→ **Source data**:

>> begin

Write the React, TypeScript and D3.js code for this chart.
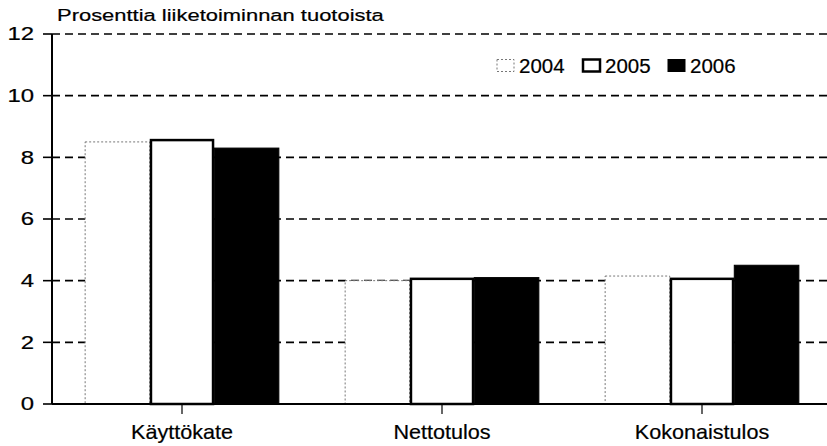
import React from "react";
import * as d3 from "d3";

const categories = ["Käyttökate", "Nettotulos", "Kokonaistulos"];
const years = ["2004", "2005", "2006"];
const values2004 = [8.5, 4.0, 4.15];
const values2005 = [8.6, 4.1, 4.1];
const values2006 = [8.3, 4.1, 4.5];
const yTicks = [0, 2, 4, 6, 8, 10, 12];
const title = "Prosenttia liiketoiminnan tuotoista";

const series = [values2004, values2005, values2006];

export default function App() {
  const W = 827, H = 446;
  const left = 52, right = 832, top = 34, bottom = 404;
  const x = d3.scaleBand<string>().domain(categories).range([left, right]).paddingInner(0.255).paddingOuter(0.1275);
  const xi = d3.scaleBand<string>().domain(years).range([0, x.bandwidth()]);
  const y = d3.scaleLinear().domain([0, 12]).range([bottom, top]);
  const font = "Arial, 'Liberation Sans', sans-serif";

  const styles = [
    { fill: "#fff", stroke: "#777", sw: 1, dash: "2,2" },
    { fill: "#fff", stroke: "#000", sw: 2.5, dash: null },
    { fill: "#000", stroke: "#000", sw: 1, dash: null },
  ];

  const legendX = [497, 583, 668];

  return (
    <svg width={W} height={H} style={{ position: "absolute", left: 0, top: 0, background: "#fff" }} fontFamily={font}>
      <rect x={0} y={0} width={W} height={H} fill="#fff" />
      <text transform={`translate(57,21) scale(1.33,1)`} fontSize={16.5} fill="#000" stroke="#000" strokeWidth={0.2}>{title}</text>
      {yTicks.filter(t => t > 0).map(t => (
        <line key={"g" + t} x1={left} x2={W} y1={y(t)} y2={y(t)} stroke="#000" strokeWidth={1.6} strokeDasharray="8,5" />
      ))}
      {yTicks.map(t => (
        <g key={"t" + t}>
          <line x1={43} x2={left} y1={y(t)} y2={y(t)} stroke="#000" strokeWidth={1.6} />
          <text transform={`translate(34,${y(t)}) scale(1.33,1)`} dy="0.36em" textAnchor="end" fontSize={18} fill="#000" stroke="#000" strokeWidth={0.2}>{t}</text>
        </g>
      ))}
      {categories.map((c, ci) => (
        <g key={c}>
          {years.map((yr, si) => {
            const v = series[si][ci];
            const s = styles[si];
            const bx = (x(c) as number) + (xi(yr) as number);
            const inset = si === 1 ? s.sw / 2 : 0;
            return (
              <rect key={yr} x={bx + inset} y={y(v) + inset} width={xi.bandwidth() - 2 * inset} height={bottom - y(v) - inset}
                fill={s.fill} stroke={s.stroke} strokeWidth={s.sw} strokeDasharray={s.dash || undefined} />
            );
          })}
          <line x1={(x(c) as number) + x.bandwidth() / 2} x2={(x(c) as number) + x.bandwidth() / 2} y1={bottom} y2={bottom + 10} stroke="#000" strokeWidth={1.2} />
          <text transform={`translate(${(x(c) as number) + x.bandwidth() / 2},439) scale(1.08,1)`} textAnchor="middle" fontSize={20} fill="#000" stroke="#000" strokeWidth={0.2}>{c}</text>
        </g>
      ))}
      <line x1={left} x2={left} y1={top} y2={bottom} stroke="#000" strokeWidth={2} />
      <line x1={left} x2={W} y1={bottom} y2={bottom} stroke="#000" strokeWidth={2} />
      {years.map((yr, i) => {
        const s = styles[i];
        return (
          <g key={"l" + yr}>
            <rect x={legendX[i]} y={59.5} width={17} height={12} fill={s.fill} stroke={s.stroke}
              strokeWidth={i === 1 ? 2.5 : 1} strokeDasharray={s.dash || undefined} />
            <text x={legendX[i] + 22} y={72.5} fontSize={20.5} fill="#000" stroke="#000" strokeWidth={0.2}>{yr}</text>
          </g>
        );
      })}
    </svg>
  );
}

>> end

→ **To do**:
Write out again every line above exactly as given; the pictures do not belong in the copy.

→ **Problem solution**:
Write the React, TypeScript and D3.js code for this chart.
import React from "react";
import * as d3 from "d3";

const categories = ["Käyttökate", "Nettotulos", "Kokonaistulos"];
const years = ["2004", "2005", "2006"];
const values2004 = [8.5, 4.0, 4.15];
const values2005 = [8.6, 4.1, 4.1];
const values2006 = [8.3, 4.1, 4.5];
const yTicks = [0, 2, 4, 6, 8, 10, 12];
const title = "Prosenttia liiketoiminnan tuotoista";

const series = [values2004, values2005, values2006];

export default function App() {
  const W = 827, H = 446;
  const left = 52, right = 832, top = 34, bottom = 404;
  const x = d3.scaleBand<string>().domain(categories).range([left, right]).paddingInner(0.255).paddingOuter(0.1275);
  const xi = d3.scaleBand<string>().domain(years).range([0, x.bandwidth()]);
  const y = d3.scaleLinear().domain([0, 12]).range([bottom, top]);
  const font = "Arial, 'Liberation Sans', sans-serif";

  const styles = [
    { fill: "#fff", stroke: "#777", sw: 1, dash: "2,2" },
    { fill: "#fff", stroke: "#000", sw: 2.5, dash: null },
    { fill: "#000", stroke: "#000", sw: 1, dash: null },
  ];

  const legendX = [497, 583, 668];

  return (
    <svg width={W} height={H} style={{ position: "absolute", left: 0, top: 0, background: "#fff" }} fontFamily={font}>
      <rect x={0} y={0} width={W} height={H} fill="#fff" />
      <text transform={`translate(57,21) scale(1.33,1)`} fontSize={16.5} fill="#000" stroke="#000" strokeWidth={0.2}>{title}</text>
      {yTicks.filter(t => t > 0).map(t => (
        <line key={"g" + t} x1={left} x2={W} y1={y(t)} y2={y(t)} stroke="#000" strokeWidth={1.6} strokeDasharray="8,5" />
      ))}
      {yTicks.map(t => (
        <g key={"t" + t}>
          <line x1={43} x2={left} y1={y(t)} y2={y(t)} stroke="#000" strokeWidth={1.6} />
          <text transform={`translate(34,${y(t)}) scale(1.33,1)`} dy="0.36em" textAnchor="end" fontSize={18} fill="#000" stroke="#000" strokeWidth={0.2}>{t}</text>
        </g>
      ))}
      {categories.map((c, ci) => (
        <g key={c}>
          {years.map((yr, si) => {
            const v = series[si][ci];
            const s = styles[si];
            const bx = (x(c) as number) + (xi(yr) as number);
            const inset = si === 1 ? s.sw / 2 : 0;
            return (
              <rect key={yr} x={bx + inset} y={y(v) + inset} width={xi.bandwidth() - 2 * inset} height={bottom - y(v) - inset}
                fill={s.fill} stroke={s.stroke} strokeWidth={s.sw} strokeDasharray={s.dash || undefined} />
            );
          })}
          <line x1={(x(c) as number) + x.bandwidth() / 2} x2={(x(c) as number) + x.bandwidth() / 2} y1={bottom} y2={bottom + 10} stroke="#000" strokeWidth={1.2} />
          <text transform={`translate(${(x(c) as number) + x.bandwidth() / 2},439) scale(1.08,1)`} textAnchor="middle" fontSize={20} fill="#000" stroke="#000" strokeWidth={0.2}>{c}</text>
        </g>
      ))}
      <line x1={left} x2={left} y1={top} y2={bottom} stroke="#000" strokeWidth={2} />
      <line x1={left} x2={W} y1={bottom} y2={bottom} stroke="#000" strokeWidth={2} />
      {years.map((yr, i) => {
        const s = styles[i];
        return (
          <g key={"l" + yr}>
            <rect x={legendX[i]} y={59.5} width={17} height={12} fill={s.fill} stroke={s.stroke}
              strokeWidth={i === 1 ? 2.5 : 1} strokeDasharray={s.dash || undefined} />
            <text x={legendX[i] + 22} y={72.5} fontSize={20.5} fill="#000" stroke="#000" strokeWidth={0.2}>{yr}</text>
          </g>
        );
      })}
    </svg>
  );
}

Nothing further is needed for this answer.